RenewableUK’s chief executive Hugh McNeal said: “Renewables can offer much to the next Government: these modern, game-changing technologies have resolved the decades-old problem of delivering an affordable, secure supply of low-carbon electricity. It’s good to see the Conservative manifesto focussing on energy policy outcomes like these. Our industries can help a future Conservative government to deliver these and more.”
Support for oil and (shale) gas
The next Conservative Government will ensure that the oil and gas sector plays a “critical role” in domestic energy supply and boosting the economy. In contrast to Labour and Lib Dem manifesto pledges to ban fracking, the Conservatives plan to develop the shale industry in Britain, but only if “rigorous” environmental protections are upheld.
A new Shale Environmental Regulator will be established to provide governance and accountability. The proposed Shale Wealth Fund, meanwhile, will be changed so that larger revenues from fracking go directly to communities that host the extraction sites.
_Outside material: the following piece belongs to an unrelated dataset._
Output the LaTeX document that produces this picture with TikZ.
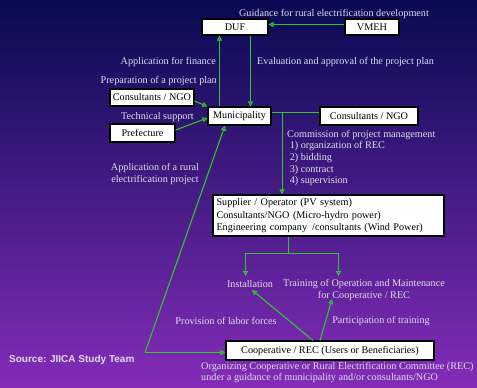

“The mantra of ‘take back control’ will ring hollow for communities who face having fracking forced down their throats and their rights stripped away,” Timms said.
Protect the natural environment
The manifesto reiterates a vow to become “the first generation to leave the environment in a better state than we inherited it”. It mentions that the upcoming 25-Year Environment Plan will allow the UK to “take back control” of green legislation after the EU departure, but fails to provide a specific timescale for delivery.
The Party insists it will deliver on its commitment to improve flood defences and preserve the marine environment. The manifesto highlights a plan to work with the fishing industry to introduce a new regime for commercial fishing that will preserve and increase fish stocks.
“We will work with our Overseas Territory governments to create a Blue Belt of marine protection in their precious waters, establishing the largest marine sanctuaries anywhere in the world,” the manifesto says.
Energy efficiency measures
“Our ambition is that the UK should have the lowest energy costs in Europe, both for households and businesses,” the text reads. “So as we upgrade our energy infrastructure, we will do it in an affordable way, consistent with that ambition.”
The Party pledges a consultation on the extension of the “safeguard tariff” cap for micro-businesses. It will launch an independent review into the cost of energy, aiming to secure low prices, along with a reliable supply, while helping the the UK to meet its 2050 climate change objectives.
A new energy efficiency scheme will be set up to help large businesses install measures to reduce energy usage and bills. The next Tory Government will offer smart meters to every business and household by the end of 2020, and commit to upgrade all homes to an Energy Performance Certificate (EPC) Band C by 2030.
The Conservatives are the third of the major parties to publish its manifesto ahead of the general election, after the Liberal Democrats and Labour released their respective 2017 manifestos earlier this week.